Yeah I've known about that since I was like 15, and used to just simply believe it because it was such an exciting and interesting model. However, it's an unproven model, and it's been around for more than 60 years without being proven. The great great majority of psychology is awful pseudoscience, and hardly above the level of a new age bestseller. Only within the last couple of decades has psychology broken away from cultish devotions to people like Jung, Freud, etc, and moves forward into techniques rooted in statistics, and trial-and-error.

Maslow's methodology for his pyramid is based on almost no evidence at all. In fact, he utterly neglected to study poor people at all.
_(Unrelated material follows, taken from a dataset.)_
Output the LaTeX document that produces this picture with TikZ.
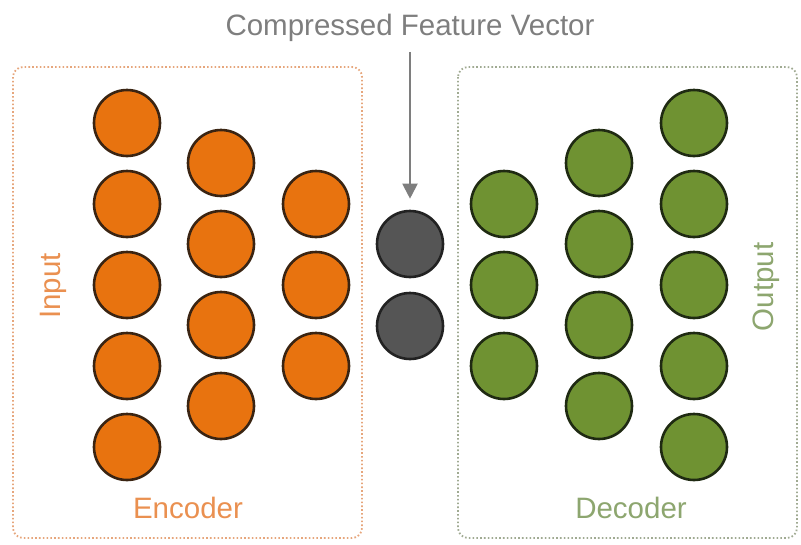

"Maslow's Hierarchy of Needs is a theory in psychology that Abraham Maslow proposed in his 1943 paper A Theory of Human Motivation, which he subsequently extended to include his observations of humans' innate curiosity. His theory contended that as humans meet 'basic needs', they seek to satisfy successively 'higher needs' that occupy a set hierarchy. Maslow studied exemplary people such as Albert Einstein, Jane Addams, Eleanor Roosevelt, and Frederick Douglass rather than mentally ill or neurotic people, writing that "the study of crippled, stunted, immature, and unhealthy specimens can yield only a cripple psychology and a cripple philosophy."[1] Maslow also studied one percent of the healthiest college student population. While Maslow's theory was regarded as an improvement over previous theories of personality and motivation, it had its detractors. For example, in their extensive review of research that is dependent on Maslow's theory, Wabha and Bridwell (1976) found little evidence for the ranking of needs that Maslow described, or even for the existence of a definite hierarchy at all."


link

So, do you have a point to make, or are you just totally comfortable assuming you *know* what goes on in the head of every one of the billion people on earth who live on less than one dollar per day. Well?